Son günlerde TV dizilerinin birçoğunda tesettürlü(!) denerek oynatılan başı kapalı insanları görüyoruz. Oynadıkları rollere şahit oluyoruz. En son olarak Show TV'de "Kızılcık Şerbeti" isimli dizinin sadece fragmanındaki bir görüntü bizleri derinden sarstı.
Tesettürün ne anlama geldiğini anlamayan, yeni moda sektörüyle birlikte onun sadece bir giyiniş farkı olduğunu düşünenlere birkaç cümle söylemek istiyorum.
Tesettür bir bez parçasından, başı örtmekten, saçları gizlemekten ibaret değildir. Tesettür; moda, güzellik, farklı olmak, dikkat çekmek için asla ve asla tercih sebebi değildir.
Tesettür bir duruştur. Tesettür ben Müslüman bir kadınım demektir. Tesettüre giren her kadın, İslam neyi emrediyorsa, Allah Azze ve Celle neyi emrediyorsa “İşittik ve itaat ettik" demektedir.
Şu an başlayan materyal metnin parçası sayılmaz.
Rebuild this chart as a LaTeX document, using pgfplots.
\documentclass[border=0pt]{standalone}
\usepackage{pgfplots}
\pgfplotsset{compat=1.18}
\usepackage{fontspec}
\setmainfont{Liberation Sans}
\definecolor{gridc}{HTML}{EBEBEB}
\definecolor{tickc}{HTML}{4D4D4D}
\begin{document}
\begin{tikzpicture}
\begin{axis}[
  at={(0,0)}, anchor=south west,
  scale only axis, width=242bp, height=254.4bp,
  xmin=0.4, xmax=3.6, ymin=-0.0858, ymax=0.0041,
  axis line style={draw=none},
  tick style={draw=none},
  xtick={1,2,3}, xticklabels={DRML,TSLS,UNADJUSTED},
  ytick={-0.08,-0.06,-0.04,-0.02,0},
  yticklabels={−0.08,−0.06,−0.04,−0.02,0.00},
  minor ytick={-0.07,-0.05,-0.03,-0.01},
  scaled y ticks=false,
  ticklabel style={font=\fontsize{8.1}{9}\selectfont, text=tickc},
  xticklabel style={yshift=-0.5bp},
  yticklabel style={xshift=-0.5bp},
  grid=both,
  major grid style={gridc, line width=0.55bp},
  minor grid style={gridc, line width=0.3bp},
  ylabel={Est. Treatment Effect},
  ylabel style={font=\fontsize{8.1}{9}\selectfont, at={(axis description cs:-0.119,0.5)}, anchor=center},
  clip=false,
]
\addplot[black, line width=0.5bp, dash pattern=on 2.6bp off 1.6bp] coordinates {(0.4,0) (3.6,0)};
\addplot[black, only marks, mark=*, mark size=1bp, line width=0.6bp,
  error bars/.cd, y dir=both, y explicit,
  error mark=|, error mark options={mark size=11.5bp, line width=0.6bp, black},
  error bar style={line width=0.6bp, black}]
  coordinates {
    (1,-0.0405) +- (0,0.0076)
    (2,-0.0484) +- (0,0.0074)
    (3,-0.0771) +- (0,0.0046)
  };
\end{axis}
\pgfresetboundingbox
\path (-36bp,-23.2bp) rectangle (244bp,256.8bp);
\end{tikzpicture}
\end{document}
Başını kapatarak tesettürlü olunduğunu sananlara, başını kapatıp türlü türlü haramlar işleyenlere, başını örtüp hayatında hiçbir şey değişmemiş gibi harami hayatlarına devam edenlere, bu düşüncelerle yaşayıp televizyon ekranlarında bunun normal olduğunu insanlara gösterenlere de bir çift söz etmek istiyorum.
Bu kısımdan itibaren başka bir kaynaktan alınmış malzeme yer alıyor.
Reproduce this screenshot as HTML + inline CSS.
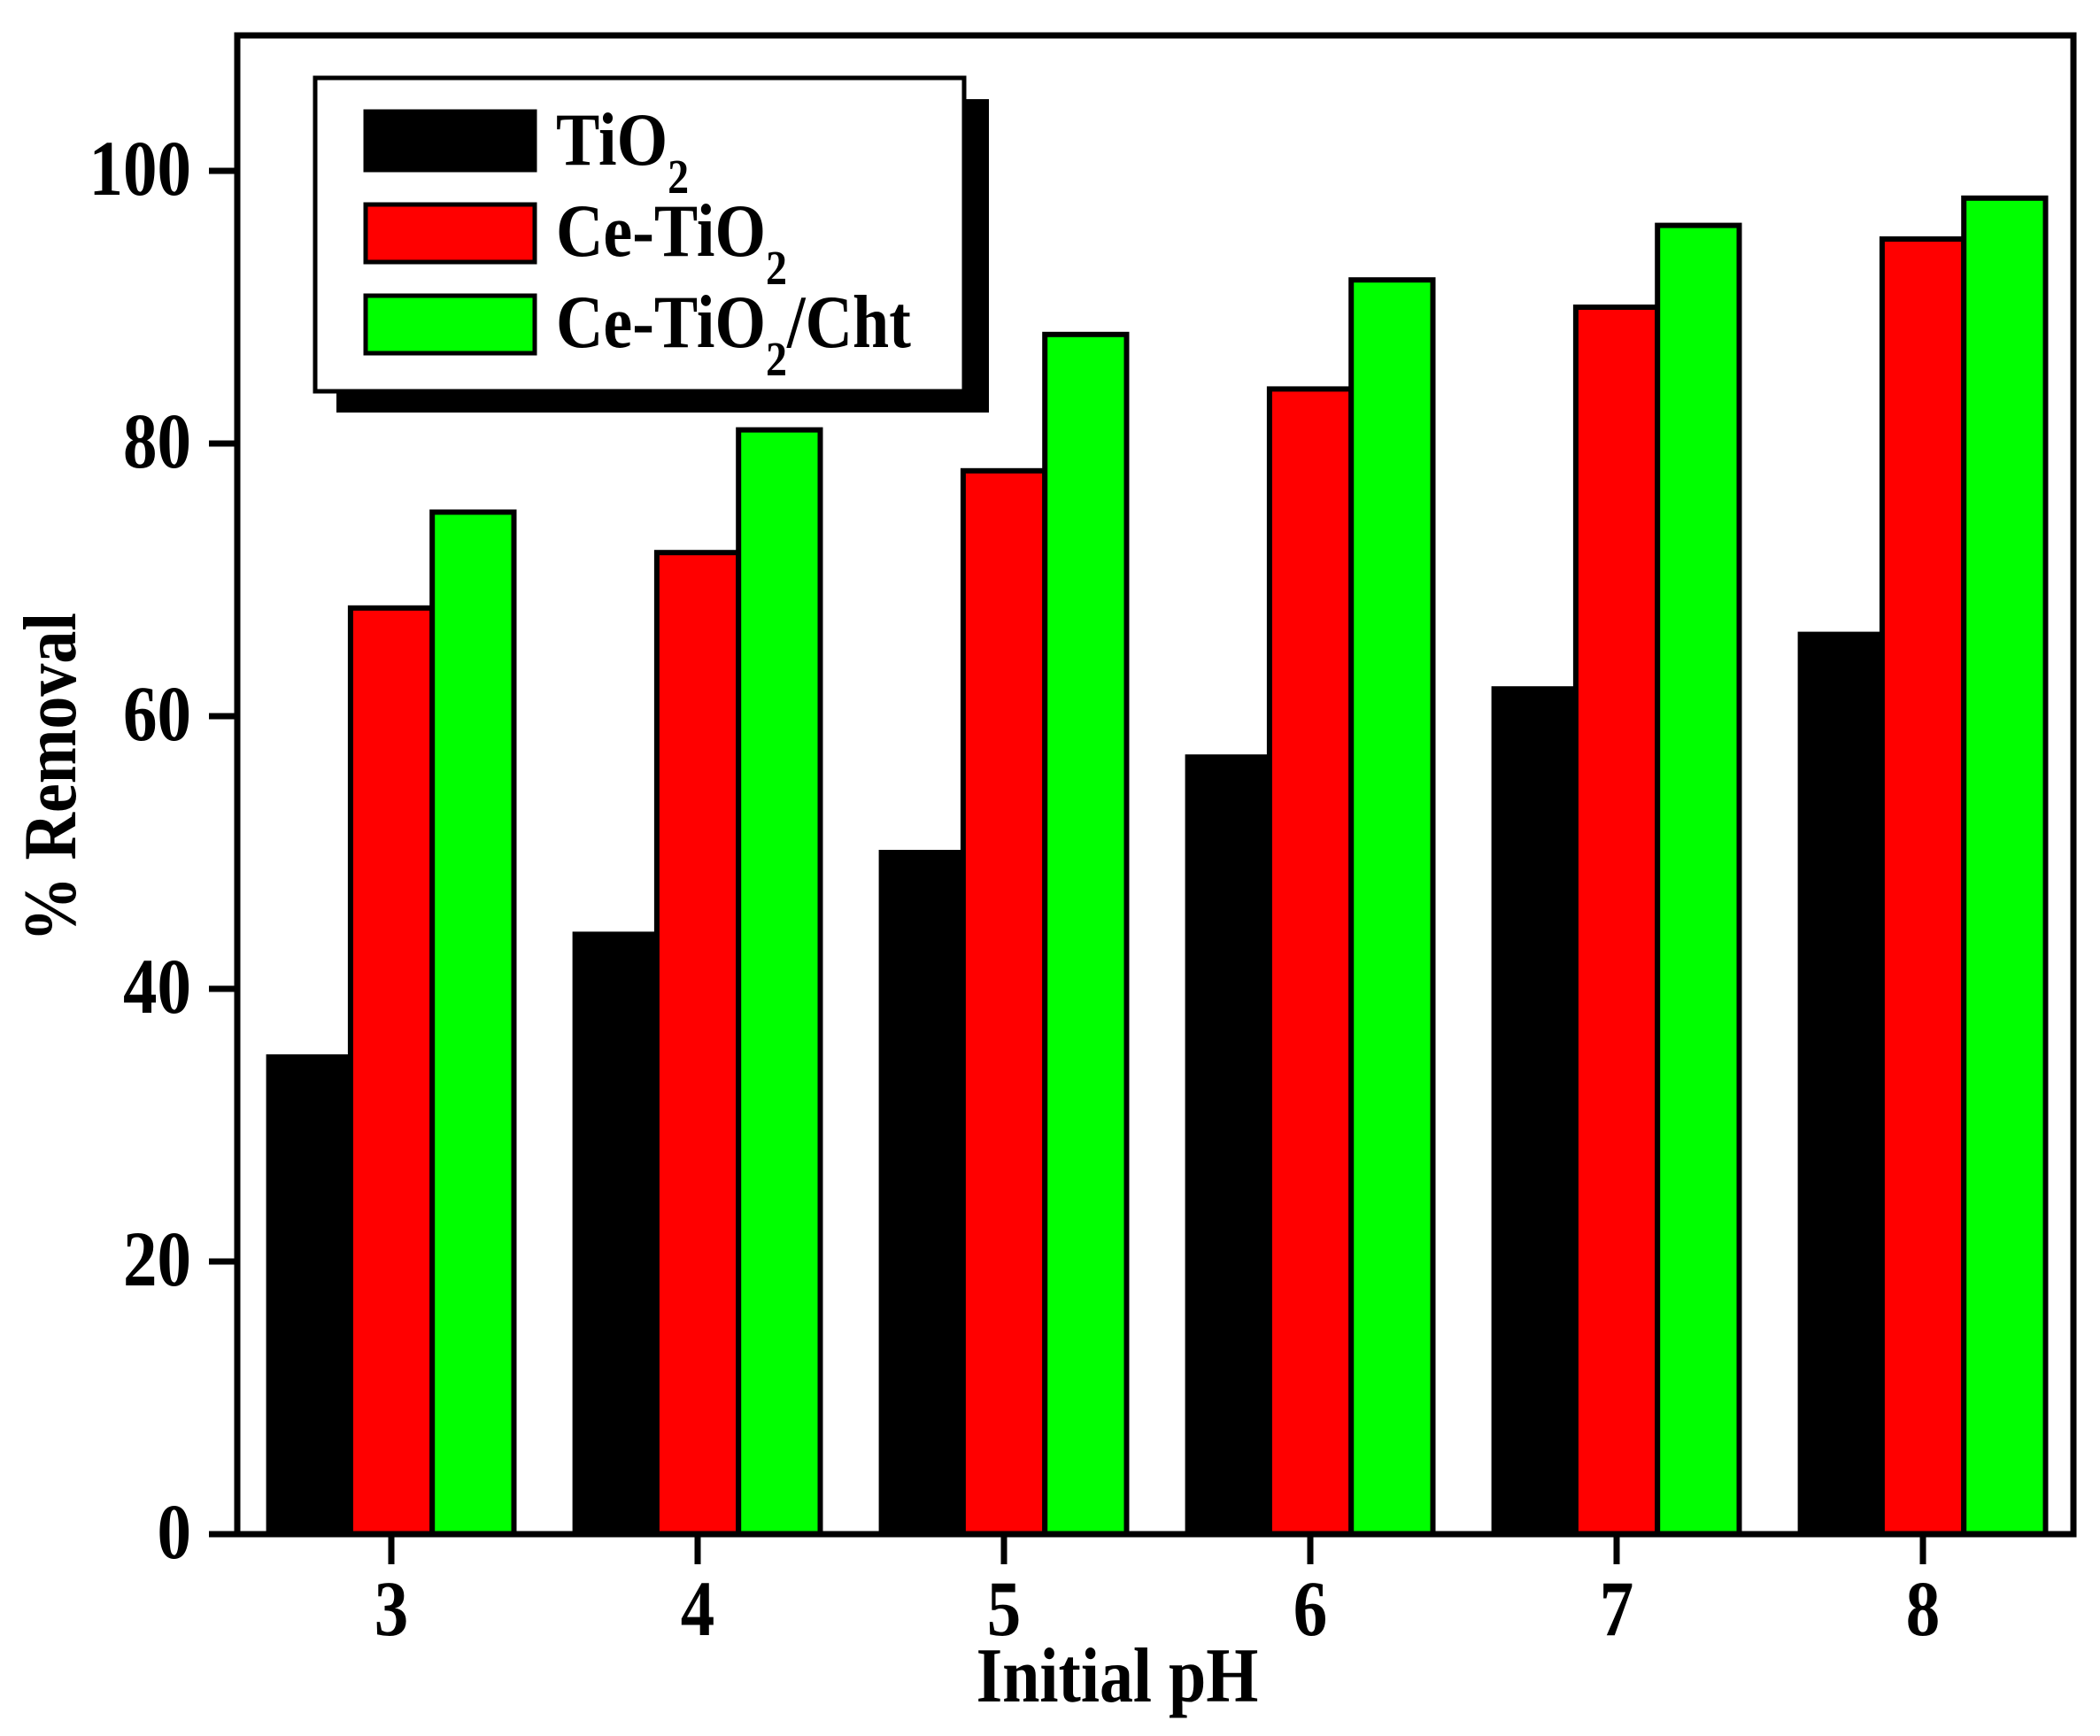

Tesettür sizin oyuncağınız değil. Tesettür, başörtüsü sizin televizyonda, saçma dizilerinizde müstehcen hareketlerde bulunan kadınların başlarına geçirebileceğiniz bir bez parçası değil.
Her geçen gün İslam'a hakaret etmek, İslam'a zarar vermek, Müslüman kadın algısını bozmak, Müslümanların modernleştiğini(!) anlatmak için çabalayanlar boşa uğraşıp duruyorlar.
Müslüman Müslüman'dır. Kâfirlerin, fasıkların, zalimlerin, münafıkların oyunlarına gelmez. Müslüman her işinde Allah'ın hükmüne göre hareket eder.
Başta da söylediğim gibi tesettür için, Allah'ın emirleri, kanunları ve Kur'an-ı Kerim için bu Ümmet, Müslüman kadınlar çok zorluklara göğüs gerdiler. Hz. Hatice annemizle (ranha) başlayan bu süreçte Müslümanlar her daim gereken yerde, gereken tepkiyi ortaya koydular. Fakat bugün sesimiz mi kısıldı ne oldu?
En başta bu "Kızılcık Şerbeti" denen aşağılık dizideki aşağılık durumlar karşısında Müslümanca bir duruş sergilemeliyiz. Yaptıklarının nasıl bir saçmalık olduğunu herkese göstermeliyiz. Sesimizle arşı titretmeliyiz. İçimizdeki beyinsizler Müslümanların sessizliği yüzünden azgınlaşarak devam ediyorlar. Biz Müslümanlar ve özelde Müslüman kadınlar olarak sesimizin kısılmadığını göstermeliyiz.
Hiçbir zulme, hiçbir saçmalığa, hiçbir oyuna, hiçbir aşağılık eyleme dün olduğu gibi bugün de sessiz kalmamalı, sesimizi çıkarabildiğimiz kadar yükseğe çıkarmalıyız.
Evet biliyoruz bu yeterli değil. Tepkilerimizle haramlar bitmeyecek fakat biz, değerlerimizi koruyacak kalkanımız olan Hilafetin yokluğunda var gücümüzle hem haramlara karşı duruşumuzu sergilemeli hem de Hilafetin yeniden ikamesi için var gücümüzle çalışmalıyız.